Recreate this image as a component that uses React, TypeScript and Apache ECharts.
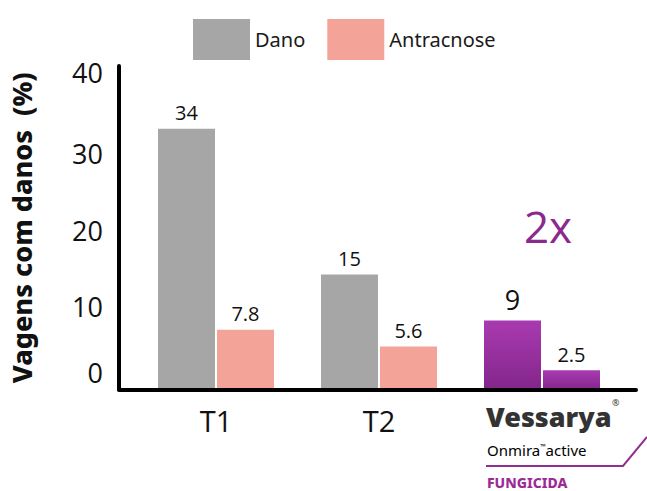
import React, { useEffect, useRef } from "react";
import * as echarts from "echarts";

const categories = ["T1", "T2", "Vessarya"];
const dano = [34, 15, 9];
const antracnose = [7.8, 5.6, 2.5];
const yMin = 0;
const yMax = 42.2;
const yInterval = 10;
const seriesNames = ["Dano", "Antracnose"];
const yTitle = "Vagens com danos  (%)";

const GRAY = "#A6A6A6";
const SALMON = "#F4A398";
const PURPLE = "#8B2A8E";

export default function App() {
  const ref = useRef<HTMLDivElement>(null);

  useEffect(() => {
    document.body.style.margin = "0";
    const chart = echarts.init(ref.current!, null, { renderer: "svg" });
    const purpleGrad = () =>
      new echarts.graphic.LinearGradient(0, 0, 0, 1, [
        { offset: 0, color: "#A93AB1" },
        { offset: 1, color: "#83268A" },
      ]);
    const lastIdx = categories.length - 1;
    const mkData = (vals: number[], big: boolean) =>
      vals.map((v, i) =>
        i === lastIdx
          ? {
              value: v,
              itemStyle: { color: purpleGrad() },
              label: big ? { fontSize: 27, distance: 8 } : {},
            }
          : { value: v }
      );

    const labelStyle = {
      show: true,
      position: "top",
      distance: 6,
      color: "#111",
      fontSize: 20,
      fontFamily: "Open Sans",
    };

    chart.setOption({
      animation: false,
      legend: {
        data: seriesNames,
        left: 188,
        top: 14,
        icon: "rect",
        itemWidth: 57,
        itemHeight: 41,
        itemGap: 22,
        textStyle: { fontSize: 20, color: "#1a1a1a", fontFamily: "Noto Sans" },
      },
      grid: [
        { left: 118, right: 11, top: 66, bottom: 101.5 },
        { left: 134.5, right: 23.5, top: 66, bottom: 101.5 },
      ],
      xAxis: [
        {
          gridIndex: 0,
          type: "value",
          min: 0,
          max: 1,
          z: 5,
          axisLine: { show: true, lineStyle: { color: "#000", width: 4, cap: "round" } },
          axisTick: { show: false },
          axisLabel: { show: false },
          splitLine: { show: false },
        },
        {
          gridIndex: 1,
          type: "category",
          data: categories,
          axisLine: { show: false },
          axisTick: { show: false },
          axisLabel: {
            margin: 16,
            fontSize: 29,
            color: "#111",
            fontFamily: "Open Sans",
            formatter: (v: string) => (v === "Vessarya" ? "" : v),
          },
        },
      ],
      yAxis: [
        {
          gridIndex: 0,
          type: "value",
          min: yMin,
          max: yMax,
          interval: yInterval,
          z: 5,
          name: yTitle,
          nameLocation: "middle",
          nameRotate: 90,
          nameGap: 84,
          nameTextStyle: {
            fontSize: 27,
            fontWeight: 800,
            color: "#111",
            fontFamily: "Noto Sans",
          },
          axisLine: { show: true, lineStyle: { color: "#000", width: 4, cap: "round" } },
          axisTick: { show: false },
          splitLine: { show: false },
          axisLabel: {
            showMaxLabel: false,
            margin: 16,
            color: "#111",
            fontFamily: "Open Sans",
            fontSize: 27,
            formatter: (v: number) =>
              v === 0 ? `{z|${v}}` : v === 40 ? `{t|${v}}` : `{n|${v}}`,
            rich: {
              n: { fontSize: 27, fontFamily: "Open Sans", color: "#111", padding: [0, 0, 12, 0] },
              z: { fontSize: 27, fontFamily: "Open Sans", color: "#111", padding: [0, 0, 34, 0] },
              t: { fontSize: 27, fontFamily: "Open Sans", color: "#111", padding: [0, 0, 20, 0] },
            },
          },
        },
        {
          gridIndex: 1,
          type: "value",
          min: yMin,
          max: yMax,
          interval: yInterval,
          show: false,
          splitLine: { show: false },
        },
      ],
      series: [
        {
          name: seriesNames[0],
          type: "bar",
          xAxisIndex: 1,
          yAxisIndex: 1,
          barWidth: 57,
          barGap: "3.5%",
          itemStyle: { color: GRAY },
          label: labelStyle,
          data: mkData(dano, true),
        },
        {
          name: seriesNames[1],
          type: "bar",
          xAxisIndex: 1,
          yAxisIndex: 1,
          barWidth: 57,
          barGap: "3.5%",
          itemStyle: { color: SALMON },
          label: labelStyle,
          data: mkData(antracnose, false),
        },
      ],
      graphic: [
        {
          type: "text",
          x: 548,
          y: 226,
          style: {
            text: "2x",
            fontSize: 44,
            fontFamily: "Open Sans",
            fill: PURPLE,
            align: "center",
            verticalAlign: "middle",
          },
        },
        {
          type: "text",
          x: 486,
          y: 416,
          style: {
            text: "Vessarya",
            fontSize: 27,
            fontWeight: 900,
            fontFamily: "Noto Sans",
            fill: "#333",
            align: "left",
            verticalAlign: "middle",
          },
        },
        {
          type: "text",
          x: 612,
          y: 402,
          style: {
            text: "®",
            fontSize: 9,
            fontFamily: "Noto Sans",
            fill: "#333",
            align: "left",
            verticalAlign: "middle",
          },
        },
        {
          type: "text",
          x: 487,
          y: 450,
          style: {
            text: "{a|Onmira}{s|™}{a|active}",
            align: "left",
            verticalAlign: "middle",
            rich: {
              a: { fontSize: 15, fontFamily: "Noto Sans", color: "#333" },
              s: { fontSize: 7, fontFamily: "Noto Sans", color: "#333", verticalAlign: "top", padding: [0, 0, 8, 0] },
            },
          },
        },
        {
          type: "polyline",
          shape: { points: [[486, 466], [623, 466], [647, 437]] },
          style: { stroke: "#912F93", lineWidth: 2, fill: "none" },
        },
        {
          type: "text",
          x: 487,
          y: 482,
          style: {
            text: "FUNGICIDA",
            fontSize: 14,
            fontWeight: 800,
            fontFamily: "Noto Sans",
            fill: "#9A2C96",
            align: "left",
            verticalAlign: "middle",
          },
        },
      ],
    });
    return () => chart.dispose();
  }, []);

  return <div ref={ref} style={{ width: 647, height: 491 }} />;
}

━━━━━━━━━━

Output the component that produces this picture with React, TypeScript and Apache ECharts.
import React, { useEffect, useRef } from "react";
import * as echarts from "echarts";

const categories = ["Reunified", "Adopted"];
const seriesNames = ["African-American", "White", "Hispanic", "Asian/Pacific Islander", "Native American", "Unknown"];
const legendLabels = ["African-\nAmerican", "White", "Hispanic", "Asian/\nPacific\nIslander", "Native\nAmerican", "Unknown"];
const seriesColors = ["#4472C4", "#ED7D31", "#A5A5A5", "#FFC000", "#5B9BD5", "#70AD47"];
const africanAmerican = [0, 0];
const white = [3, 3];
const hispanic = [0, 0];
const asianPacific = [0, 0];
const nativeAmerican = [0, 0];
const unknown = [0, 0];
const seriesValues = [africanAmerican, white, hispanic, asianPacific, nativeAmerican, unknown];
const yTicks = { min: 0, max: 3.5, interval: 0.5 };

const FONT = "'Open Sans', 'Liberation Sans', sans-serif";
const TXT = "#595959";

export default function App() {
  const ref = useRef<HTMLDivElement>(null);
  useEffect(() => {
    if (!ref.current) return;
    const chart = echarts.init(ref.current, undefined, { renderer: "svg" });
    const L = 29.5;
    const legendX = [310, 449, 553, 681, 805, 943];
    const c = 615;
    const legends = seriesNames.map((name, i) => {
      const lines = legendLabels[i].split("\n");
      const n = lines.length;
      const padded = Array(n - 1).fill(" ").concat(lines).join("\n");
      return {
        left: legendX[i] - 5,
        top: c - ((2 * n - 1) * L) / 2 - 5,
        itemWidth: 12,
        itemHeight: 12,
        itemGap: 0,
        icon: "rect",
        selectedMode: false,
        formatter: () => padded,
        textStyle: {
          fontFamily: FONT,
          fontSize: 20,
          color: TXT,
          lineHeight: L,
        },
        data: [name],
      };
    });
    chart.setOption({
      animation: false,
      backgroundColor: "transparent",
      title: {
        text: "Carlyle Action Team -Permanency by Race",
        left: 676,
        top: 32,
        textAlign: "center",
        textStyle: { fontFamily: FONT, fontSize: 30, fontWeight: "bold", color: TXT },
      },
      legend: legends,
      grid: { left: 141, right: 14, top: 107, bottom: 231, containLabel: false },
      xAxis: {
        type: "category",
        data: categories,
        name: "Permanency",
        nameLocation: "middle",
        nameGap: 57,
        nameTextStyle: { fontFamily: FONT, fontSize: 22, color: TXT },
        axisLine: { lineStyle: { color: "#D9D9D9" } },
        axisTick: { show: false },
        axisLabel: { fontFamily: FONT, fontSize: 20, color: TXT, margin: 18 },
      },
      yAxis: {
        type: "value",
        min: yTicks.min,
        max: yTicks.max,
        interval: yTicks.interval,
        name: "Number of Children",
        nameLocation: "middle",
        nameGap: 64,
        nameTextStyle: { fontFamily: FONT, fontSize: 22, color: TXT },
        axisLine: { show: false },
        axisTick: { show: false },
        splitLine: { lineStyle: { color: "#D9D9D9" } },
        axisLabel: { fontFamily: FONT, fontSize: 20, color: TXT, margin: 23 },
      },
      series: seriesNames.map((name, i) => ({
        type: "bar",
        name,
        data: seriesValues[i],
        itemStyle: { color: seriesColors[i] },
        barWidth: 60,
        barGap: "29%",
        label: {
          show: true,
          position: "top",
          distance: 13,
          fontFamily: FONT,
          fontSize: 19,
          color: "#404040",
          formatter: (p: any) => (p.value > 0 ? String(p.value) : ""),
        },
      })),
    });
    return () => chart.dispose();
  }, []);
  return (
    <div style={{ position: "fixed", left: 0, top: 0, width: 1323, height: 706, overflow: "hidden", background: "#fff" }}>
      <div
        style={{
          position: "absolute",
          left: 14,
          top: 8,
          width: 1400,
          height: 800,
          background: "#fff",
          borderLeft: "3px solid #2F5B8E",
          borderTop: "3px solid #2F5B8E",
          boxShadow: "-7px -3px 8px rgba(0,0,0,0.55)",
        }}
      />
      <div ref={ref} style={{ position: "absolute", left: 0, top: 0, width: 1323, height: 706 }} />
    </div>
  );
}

━━━━━━━━━━

▶ _Written task_: Look through the entries above and report each line where the string "Apache" occurs.

▶ _Result_:
Recreate this image as a component that uses React, TypeScript and Apache ECharts.
Output the component that produces this picture with React, TypeScript and Apache ECharts.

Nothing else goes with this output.